Farther back under the magnolia tree sat Averback, fanning himself with the script. “I just remember thinking, I feel so sorry for him,” says McGillin. On calmer days, the director enjoyed kicking back with the young actors and recalling
his early days in television when he acted in
Dragnet
and
I Love Lucy
and, later, directed episodes of
The Beverly Hillbillies
. It puzzled some cast members why a man his age had been hired to direct a teen beach comedy. But then no director could have competed with a hands-on producer like Allan, who knew exactly what he wanted, especially for the big party that capped the Boca Raton scene.
He had handpicked the mansion, owned by an Australian industrialist who now grew oranges in Florida, and in Allan’s opinion, it was a “wet dream of a house.” The house inspired him to think big and he wanted that personal vision recorded so that it would end up in the film. “I want a couple screwing under the stairway,” Allan told a note-taking assistant. “I want some girl with big tits lying on the staircase, drunk, saying, ‘Does anyone wanna take me upstairs?’ I want four tits looking out those bay windows behind the wet bar and two tits over by the fireplace and two more on the couch. I want a girl with big tits being pushed around on a serving cart like she was an hors d’oeuvre.

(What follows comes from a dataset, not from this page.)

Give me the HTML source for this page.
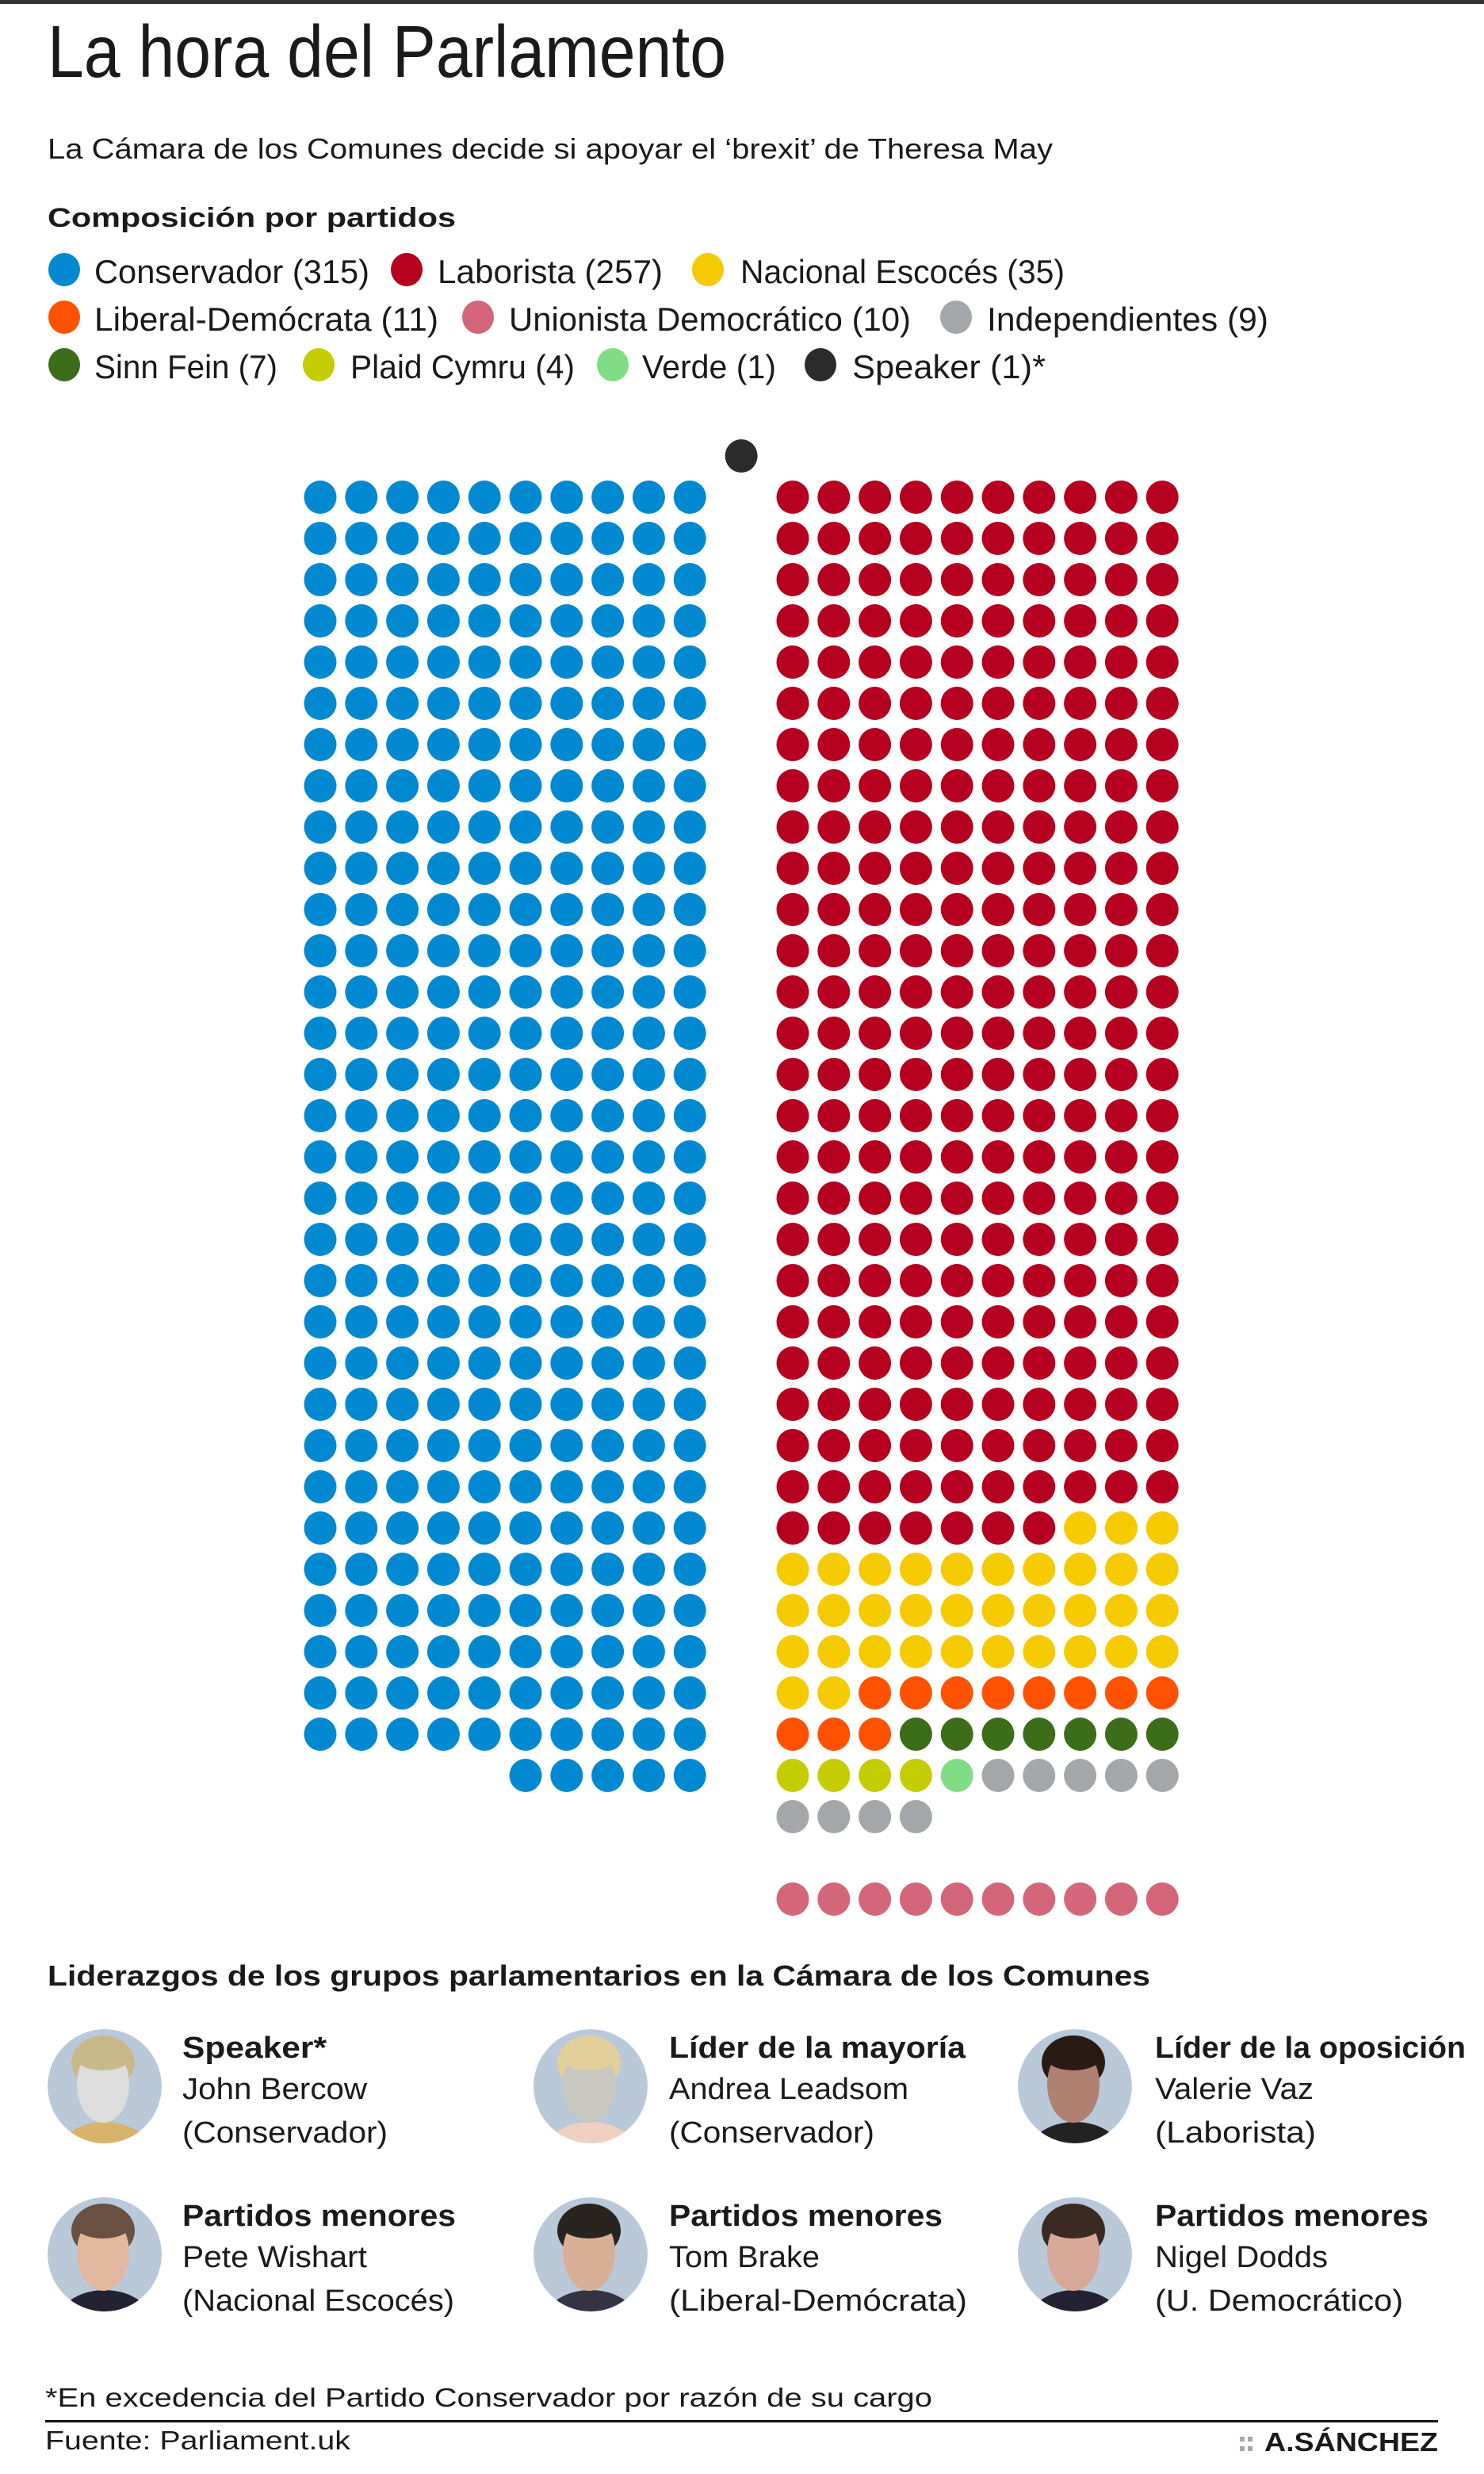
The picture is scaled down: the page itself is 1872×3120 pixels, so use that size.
<!DOCTYPE html>
<html lang="es">
<head>
<meta charset="utf-8">
<title>La hora del Parlamento</title>
<style>
  html,body{margin:0;padding:0;background:#fff;}
  svg{display:block;}
  text{font-family:"Liberation Sans Narrow","Liberation Sans",sans-serif;fill:#1a1a1a;}
  .b{font-weight:bold;}
</style>
</head>
<body>
<svg id="page" width="1872" height="3120" viewBox="0 0 1872 3120" xmlns="http://www.w3.org/2000/svg">
  <rect x="0" y="0" width="1872" height="5" fill="#333"/>
  <text x="60" y="97" font-size="93" textLength="856" lengthAdjust="spacingAndGlyphs" style="font-weight:300" fill="#222">La hora del Parlamento</text>
  <text x="60" y="200" font-size="36" textLength="1268" lengthAdjust="spacingAndGlyphs">La Cámara de los Comunes decide si apoyar el ‘brexit’ de Theresa May</text>
  <text class="b" x="60" y="286" font-size="34" textLength="515" lengthAdjust="spacingAndGlyphs">Composición por partidos</text>

  <g id="legend"></g>
  <g id="seats"></g>

  <text class="b" x="60" y="2504" font-size="36" textLength="1391" lengthAdjust="spacingAndGlyphs">Liderazgos de los grupos parlamentarios en la Cámara de los Comunes</text>
  <g id="leaders"></g>

  <text x="57" y="3035" font-size="33" textLength="1119" lengthAdjust="spacingAndGlyphs" fill="#222">*En excedencia del Partido Conservador por razón de su cargo</text>
  <rect x="57" y="3052" width="1757" height="3" fill="#111"/>
  <text x="57" y="3089" font-size="33" textLength="385" lengthAdjust="spacingAndGlyphs" fill="#222">Fuente: Parliament.uk</text>
  <g fill="#a3aab2">
    <rect x="1564" y="3073" width="6" height="6"/><rect x="1574" y="3073" width="6" height="6"/>
    <rect x="1564" y="3085" width="6" height="6"/><rect x="1574" y="3085" width="6" height="6"/>
  </g>
  <text x="1595" y="3091" font-size="33" textLength="219" lengthAdjust="spacingAndGlyphs" style="font-family:'Liberation Sans',sans-serif;font-weight:bold" fill="#1a1a1a">A.SÁNCHEZ</text>
</svg>
<script>
// ---- chart data ----
const partyNames  = ["Conservador","Laborista","Nacional Escocés","Liberal-Demócrata","Unionista Democrático","Independientes","Sinn Fein","Plaid Cymru","Verde","Speaker"];
const seatCounts  = [315, 257, 35, 11, 10, 9, 7, 4, 1, 1];
const partyColors = ["#0089d0","#b5001f","#f5cb00","#ff5200","#d4667a","#a3a7aa","#3c6e1a","#c5cc00","#80dd85","#2b2b2b"];
// order of parties filling the right-hand benches (DUP placed separately below)
const rightOrder  = ["Laborista","Nacional Escocés","Liberal-Demócrata","Sinn Fein","Plaid Cymru","Verde","Independientes"];
const legendLabels = ["Conservador (315)","Laborista (257)","Nacional Escocés  (35)","Liberal-Demócrata (11)","Unionista Democrático (10)","Independientes  (9)","Sinn Fein (7)","Plaid Cymru (4)","Verde (1)","Speaker  (1)*"];

const NS = "http://www.w3.org/2000/svg";
function mk(tag, attrs, parent){ const e=document.createElementNS(NS,tag); for(const k in attrs) e.setAttribute(k,attrs[k]); parent.appendChild(e); return e; }
function colorOf(name){ return partyColors[partyNames.indexOf(name)]; }
function countOf(name){ return seatCounts[partyNames.indexOf(name)]; }

// ---- legend ----
const legend = document.getElementById('legend');
const legendLayout = [ // [dotX, textX, textW, row]
  [81,119,347,0],[513,552,284,0],[893,934,409,0],
  [81,119,434,1],[603,642,507,1],[1206,1245,355,1],
  [81,119,231,2],[402,442,283,2],[773,810,169,2],[1035,1075,244,2]];
const legendOrder = ["Conservador","Laborista","Nacional Escocés","Liberal-Demócrata","Unionista Democrático","Independientes","Sinn Fein","Plaid Cymru","Verde","Speaker"];
legendOrder.forEach((nm,i)=>{
  const L = legendLayout[i], cy = 340 + L[3]*60;
  const g = mk('g',{},legend);
  
  
  mk('ellipse',{cx:L[0],cy:cy,rx:20,ry:21,fill:colorOf(nm)},g);
  const t = mk('text',{x:L[1],y:cy+17,'font-size':42,textLength:L[2],lengthAdjust:'spacingAndGlyphs'},g);
  t.textContent = legendLabels[partyNames.indexOf(nm)];
});

// ---- seat chart ----
const seats = document.getElementById('seats');
const colStep = 51.8, rowStep = 52, leftX0 = 404, rightX0 = 1000, rowY0 = 627, perRow = 10;
function xLeft(c){ return leftX0 + c*colStep; }
function xRight(c){ return rightX0 + c*colStep; }
function yRow(r){ return rowY0 + r*rowStep; }
function seat(cx, cy, color, name){
  const e = mk('ellipse',{cx:cx,cy:cy,rx:20.5,ry:21,fill:color},seats);
  
  
}
// speaker
seat((xLeft(9)+xRight(0))/2, rowY0 - rowStep, colorOf("Speaker"), "speaker");
// government side (left): full rows, partial last row right-aligned
const nCon = countOf("Conservador");
for(let i=0;i<nCon;i++){
  const r = Math.floor(i/perRow);
  const fullRows = Math.floor(nCon/perRow);
  let c = i%perRow;
  if(r===fullRows){ c = perRow - (nCon - fullRows*perRow) + c; }
  seat(xLeft(c), yRow(r), colorOf("Conservador"), "conservador");
}
// opposition side (right): sequential fill
let k = 0;
rightOrder.forEach(nm=>{
  for(let i=0;i<countOf(nm);i++){
    seat(xRight(k%perRow), yRow(Math.floor(k/perRow)), colorOf(nm), nm.toLowerCase().replace(/[^a-z]+/g,'-'));
    k++;
  }
});
// DUP row, separated by a gap
const dupRow = Math.ceil(k/perRow) + 1;
for(let i=0;i<countOf("Unionista Democrático");i++){
  seat(xRight(i), yRow(dupRow), colorOf("Unionista Democrático"), "dup");
}

// ---- leaders ----
const leaders = document.getElementById('leaders');
const leaderData = [
  [132,2631,230,["Speaker*",182],["John Bercow",233],["(Conservador)",259],"#c9b98a","#ddd","#d8b46a"],
  [745,2631,844,["Líder de la mayoría",374],["Andrea Leadsom",302],["(Conservador)",259],"#e3cf9a","#c8c8c0","#f0d0c0"],
  [1356,2631,1457,["Líder de la oposición",392],["Valerie Vaz",200],["(Laborista)",203],"#2a1a14","#b08070","#222"],
  [132,2843,230,["Partidos menores",345],["Pete Wishart",233],["(Nacional Escocés)",343],"#6a5040","#e0b8a0","#223"],
  [745,2843,844,["Partidos menores",345],["Tom Brake",190],["(Liberal-Demócrata)",376],"#2a2420","#d8b098","#334"],
  [1356,2843,1457,["Partidos menores",345],["Nigel Dodds",218],["(U. Democrático)",313],"#3a2a22","#d8a898","#223"]];
leaderData.forEach((d,i)=>{
  const g = mk('g',{},leaders);
  
  
  const cx=d[0], cy=d[1];
  const clipId='clip'+i;
  const cp = mk('clipPath',{id:clipId},g); mk('circle',{cx:cx,cy:cy,r:72},cp);
  const ph = mk('g',{'clip-path':'url(#'+clipId+')'},g);
  
  
  mk('circle',{cx:cx,cy:cy,r:72,fill:'#b9c9da'},ph);
  mk('ellipse',{cx:cx,cy:cy+90,rx:62,ry:45,fill:d[8]},ph);
  mk('ellipse',{cx:cx-2,cy:cy-30,rx:40,ry:34,fill:d[6]},ph);
  mk('ellipse',{cx:cx-2,cy:cy-2,rx:33,ry:48,fill:d[7]},ph);
  mk('ellipse',{cx:cx-2,cy:cy-38,rx:36,ry:18,fill:d[6]},ph);
  const lines=[d[3],d[4],d[5]], ys=[cy-36,cy+16,cy+71];
  lines.forEach((ln,j)=>{
    const t = mk('text',{x:d[2],y:ys[j],'font-size':38,textLength:ln[1],lengthAdjust:'spacingAndGlyphs'},g);
    if(j===0) t.setAttribute('class','b');
    
    
    t.textContent = ln[0];
  });
});
</script>
</body>
</html>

I want another girl coming around with franks on a skewer, saying, ‘You want my dogs?’ In other words, in this scene more is not enough.”
Allan took a breath, then turned to the esteemed owner of the house. “And now I want to go swimming,” he said. “It’s a fabulous pool.”
When
Where the Boys Are
wrapped, Allan busied himself with dreams that
La Cage aux folles
would win the Grammy for best cast album against such formidable competition as Andrew Lloyd Webber’s
Cats
. Allan gave much thought to which song should be performed on the telecast, and instead of choosing one of the more innocuous numbers, Allan insisted that actor Walter Charles (subbing for George Hearn, who didn’t want to fly to Los Angeles during the show’s run) deliver the Act I curtain dropper, the gay anthem “I Am What I Am.” It’s a defiant, almost militant, song, and standing on the stage of the Shrine Auditorium, Charles delivered it in full drag, tearing off his female wig at the song’s angry conclusion.
Fierstein liked Allan’s determination to show some political defiance on network TV. “But out of context the song makes no sense for an audience that doesn’t know the show,” he says. “The audience was going ‘Why that? Wha’s that?’”
When it came time to announce the winner, Allan braced himself, ready to take the stage. “And the Grammy goes to . . .
Cats
!”
Cats. La Cage aux folles.
The two titles don’t sound alike, but to Allan’s ears on that particular night, after too much Cristal and cocaine,
Cats
came out sounding exactly like the title of his show. Excited, overjoyed, his adrenalin
pumping, Allan rose in his seat to accept the Grammy. What he didn’t immediately realize was that friends were begging him to sit down.
Suddenly, as if crossing a busy street on a green light only to see red midway, Allan crumpled back into his seat and began sweating through Andrew Lloyd Webber’s acceptance speech. He waited for a commercial break so he could hightail it back home to Hilhaven Lodge.
There was more ignominy to come. Rather than rescue his reputation in Hollywood,
Where the Boys Are ’84
sank it completely, preceded as it was by
Can’t Stop the Music
in 1980 and
Grease 2
in 1982. At least,
Boys
disappeared before anyone noticed it had opened. Only the party at Studio 54, with its re-creation of Fort Lauderdale and three tons of real sand, lingered in anyone’s memory. “The parties were always great,” says publicist Kathy Berlin. “Only the movies stank.”